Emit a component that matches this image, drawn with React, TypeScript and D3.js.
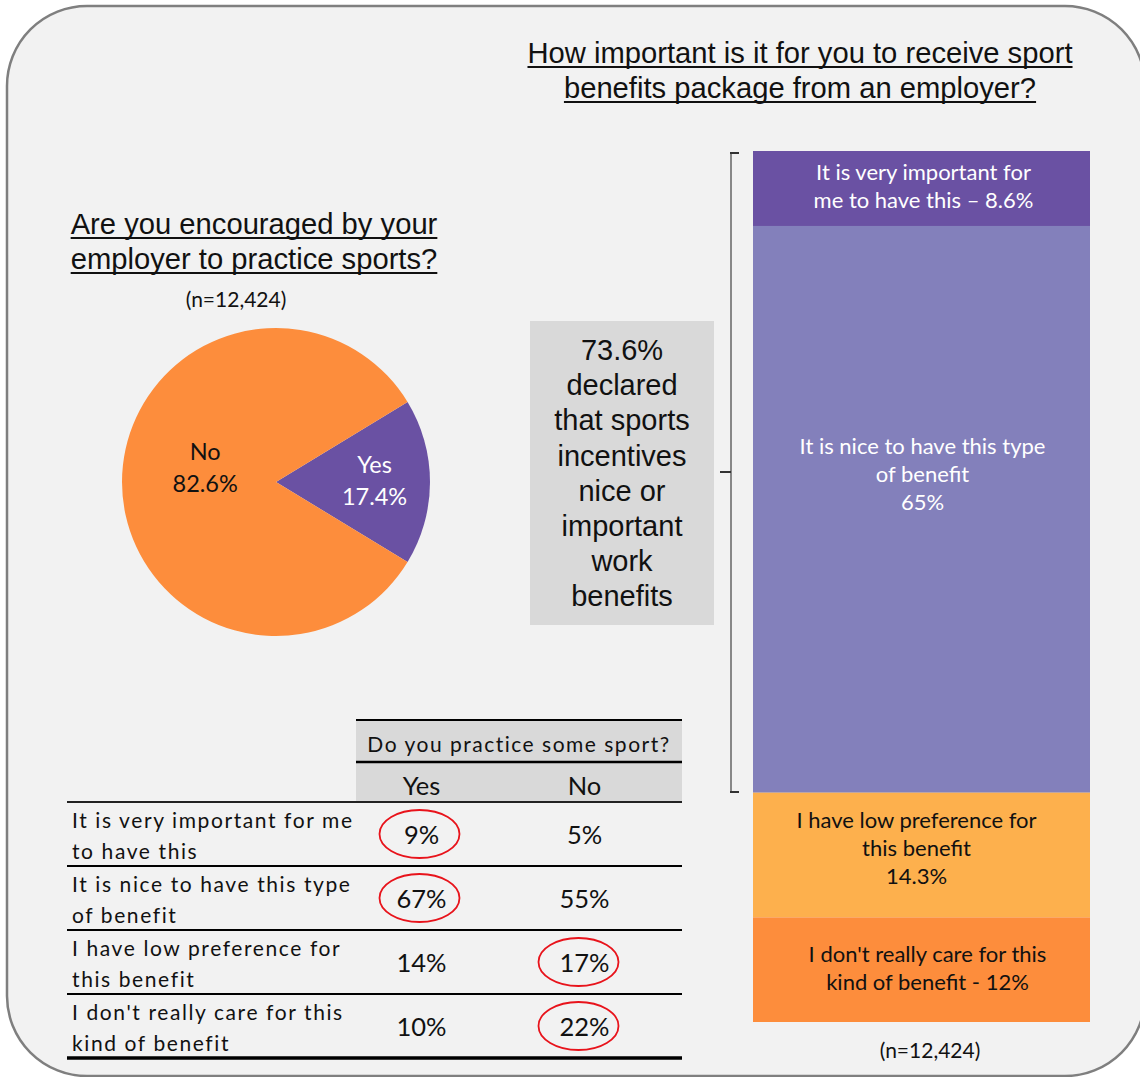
import React, { useLayoutEffect, useRef, useState } from "react";
import * as d3 from "d3";

// ---------- DATA ----------
const pieLabels = ["Yes", "No"];
const pieValues = [17.4, 82.6];

const barLabels = [
  ["It is very important for", "me to have this \u2013 8.6%"],
  ["It is nice to have this type", "of benefit", "65%"],
  ["I have low preference for", "this benefit", "14.3%"],
  ["I don't really care for this", "kind of benefit - 12%"],
];
const barValues = [8.6, 65, 14.3, 12];

const tableRowLabels = [
  ["It is very important for me", "to have this"],
  ["It is nice to have this type", "of benefit"],
  ["I have low preference for", "this benefit"],
  ["I don't really care for this", "kind of benefit"],
];
const tableColumns = ["Yes", "No"];
const tableYes = [9, 67, 14, 10];
const tableNo = [5, 55, 17, 22];
const circledYes = [true, true, false, false];
const circledNo = [false, false, true, true];

const boxLines = ["73.6%", "declared", "that sports", "incentives", "nice or", "important", "work", "benefits"];
const rightTitle = ["How important is it for you to receive sport", "benefits package from an employer?"];
const leftTitle = ["Are you encouraged by your", "employer to practice sports?"];

// ---------- STYLE ----------
const W = 1140;
const H = 1077;
const BG = "#f2f2f2";
const pieColors = ["#6a51a3", "#fd8d3c"];
const pieTextColors = ["#ffffff", "#111111"];
const barColors = ["#6a51a3", "#8380bb", "#fdb04d", "#fd8d3c"];
const barTextColors = ["#ffffff", "#ffffff", "#111111", "#111111"];
const ARIAL = "'Liberation Sans', Arial, sans-serif";
const CAL = "Lato, 'Open Sans', sans-serif";

function UText({ x, y, text, size }: { x: number; y: number; text: string; size: number }) {
  const ref = useRef<SVGTextElement>(null);
  const [w, setW] = useState(0);
  useLayoutEffect(() => {
    if (ref.current) setW(ref.current.getComputedTextLength());
  }, [text, size]);
  return (
    <g>
      <text ref={ref} x={x} y={y} fontFamily={ARIAL} fontSize={size} fill="#111" textAnchor="middle">{text}</text>
      {w > 0 && <line x1={x - w / 2} x2={x + w / 2} y1={y + 4} y2={y + 4} stroke="#111" strokeWidth={2} />}
    </g>
  );
}

export default function App() {
  // Pie
  const cx = 276, cy = 482, R = 154;
  const yesAngle = (pieValues[0] / 100) * 2 * Math.PI;
  const start = Math.PI / 2 - yesAngle / 2;
  const pie = d3.pie<number>().sort(null).startAngle(start).endAngle(start + 2 * Math.PI);
  const arcs = pie(pieValues);
  const arcGen = d3.arc<d3.PieArcDatum<number>>().innerRadius(0).outerRadius(R);
  const labelRadius = [0.64 * R, 0.46 * R];
  const labelDy = [-2, -15];

  // Stacked bar
  const total = d3.sum(barValues);
  const y = d3.scaleLinear().domain([0, total]).range([151, 1022]);
  const xBar = d3.scaleBand().domain(["all"]).range([753, 1090]).padding(0);
  let cum = 0;
  const segs = barValues.map((v, i) => {
    const s = { i, y0: y(cum), y1: y(cum + v) };
    cum += v;
    return s;
  });
  const barTextOffsetX = [2, 1, -5, 6];
  const barTextOffsetY = [-3, -36, -8, -2];

  // Table
  const rowY = d3.scaleBand().domain(d3.range(tableRowLabels.length).map(String)).range([802, 1058]);
  const colX = d3.scaleBand().domain(tableColumns).range([340, 666]);
  const ellipseShift = [-2, -6];

  return (
    <svg width={W} height={H} style={{ position: "absolute", left: 0, top: 0 }}>
      <rect x={0} y={0} width={W} height={H} fill="#ffffff" />
      <rect x={7} y={6} width={1138} height={1070} rx={80} ry={80} fill={BG} stroke="#7f7f7f" strokeWidth={2.5} />

      {/* Titles */}
      {rightTitle.map((t, i) => (
        <UText key={t} x={800} y={63 + i * 35} text={t} size={29.2} />
      ))}
      {leftTitle.map((t, i) => (
        <UText key={t} x={254} y={234 + i * 35} text={t} size={29.2} />
      ))}
      <text x={236} y={298} fontFamily={CAL} fontSize={21} textAnchor="middle" dominantBaseline="central" fill="#111">(n=12,424)</text>

      {/* Pie */}
      <g transform={`translate(${cx},${cy})`}>
        {arcs.map((a, i) => (
          <path key={i} d={arcGen(a) || ""} fill={pieColors[i]} />
        ))}
        {arcs.map((a, i) => {
          const mid = (a.startAngle + a.endAngle) / 2;
          const lx = Math.sin(mid) * labelRadius[i];
          const ly = -Math.cos(mid) * labelRadius[i] + labelDy[i];
          return (
            <g key={i} fontFamily={CAL} fontSize={23.5} fill={pieTextColors[i]} textAnchor="middle">
              <text x={lx} y={ly - 16} dominantBaseline="central">{pieLabels[i]}</text>
              <text x={lx} y={ly + 16} dominantBaseline="central">{pieValues[i].toFixed(1)}%</text>
            </g>
          );
        })}
      </g>

      {/* Gray box */}
      <rect x={530} y={321} width={184} height={304} fill="#d9d9d9" />
      <g fontFamily={ARIAL} fontSize={29} fill="#111" textAnchor="middle">
        {boxLines.map((t, i) => (
          <text key={i} x={622} y={350 + i * 35.2} dominantBaseline="central">{t}</text>
        ))}
      </g>

      {/* Bracket */}
      <line x1={731} x2={731} y1={153} y2={792} stroke="#888" strokeWidth={2} />
      <line x1={730} x2={739} y1={153} y2={153} stroke="#333" strokeWidth={2} />
      <line x1={730} x2={739} y1={792} y2={792} stroke="#333" strokeWidth={2} />
      <line x1={720} x2={731} y1={472} y2={472} stroke="#333" strokeWidth={2} />

      {/* Stacked bar */}
      {segs.map((s) => (
        <rect key={s.i} x={xBar("all")} y={s.y0} width={xBar.bandwidth()} height={s.y1 - s.y0} fill={barColors[s.i]} />
      ))}
      {segs.map((s) => {
        const lines = barLabels[s.i];
        const cxT = (xBar("all") as number) + xBar.bandwidth() / 2 + barTextOffsetX[s.i];
        const mid = (s.y0 + s.y1) / 2 + barTextOffsetY[s.i];
        const lh = 28;
        return (
          <g key={s.i} fontFamily={CAL} fontSize={22} fill={barTextColors[s.i]} textAnchor="middle">
            {lines.map((t, j) => (
              <text key={j} x={cxT} y={mid + (j - (lines.length - 1) / 2) * lh} dominantBaseline="central">{t}</text>
            ))}
          </g>
        );
      })}
      <text x={930} y={1049} fontFamily={CAL} fontSize={21} textAnchor="middle" fill="#111" dominantBaseline="central">(n=12,424)</text>

      {/* Table */}
      <rect x={356} y={720} width={326} height={82} fill="#d9d9d9" />
      <line x1={356} x2={682} y1={720} y2={720} stroke="#000" strokeWidth={2} />
      <line x1={356} x2={682} y1={762} y2={762} stroke="#000" strokeWidth={2.5} />
      <text x={519} y={743} fontFamily={CAL} fontSize={21} letterSpacing={1.5} textAnchor="middle" dominantBaseline="central" fill="#111">Do you practice some sport?</text>
      {tableColumns.map((c) => (
        <text key={c} x={(colX(c) as number) + colX.bandwidth() / 2} y={785} fontFamily={CAL} fontSize={25.5} textAnchor="middle" dominantBaseline="central" fill="#111">{c}</text>
      ))}
      <line x1={67} x2={682} y1={802} y2={802} stroke="#222" strokeWidth={2} />
      {tableRowLabels.map((lines, i) => {
        const y0 = rowY(String(i)) as number;
        const bh = rowY.bandwidth();
        const ymid = y0 + bh / 2;
        const last = i === tableRowLabels.length - 1;
        const vals = [tableYes[i], tableNo[i]];
        const circ = [circledYes[i], circledNo[i]];
        return (
          <g key={i}>
            {lines.map((t, j) => (
              <text key={j} x={72} y={ymid + (j - 0.5) * 31 + 1} fontFamily={CAL} fontSize={21} letterSpacing={1.6} dominantBaseline="central" fill="#111">{t}</text>
            ))}
            {tableColumns.map((c, k) => {
              const xc = (colX(c) as number) + colX.bandwidth() / 2;
              return (
                <g key={c}>
                  {circ[k] && <ellipse cx={xc + ellipseShift[k]} cy={ymid} rx={40} ry={24} fill="none" stroke="#e8131b" strokeWidth={1.8} />}
                  <text x={xc} y={ymid} fontFamily={CAL} fontSize={25.5} textAnchor="middle" dominantBaseline="central" fill="#111">{vals[k]}%</text>
                </g>
              );
            })}
            <line x1={67} x2={682} y1={y0 + bh} y2={y0 + bh} stroke="#000" strokeWidth={last ? 3.5 : 2} />
          </g>
        );
      })}
    </svg>
  );
}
---*---
* Directions for this task
From the data above, copy out every line with the string "React" in it.

* Exercise output
Emit a component that matches this image, drawn with React, TypeScript and D3.js.
import React, { useLayoutEffect, useRef, useState } from "react";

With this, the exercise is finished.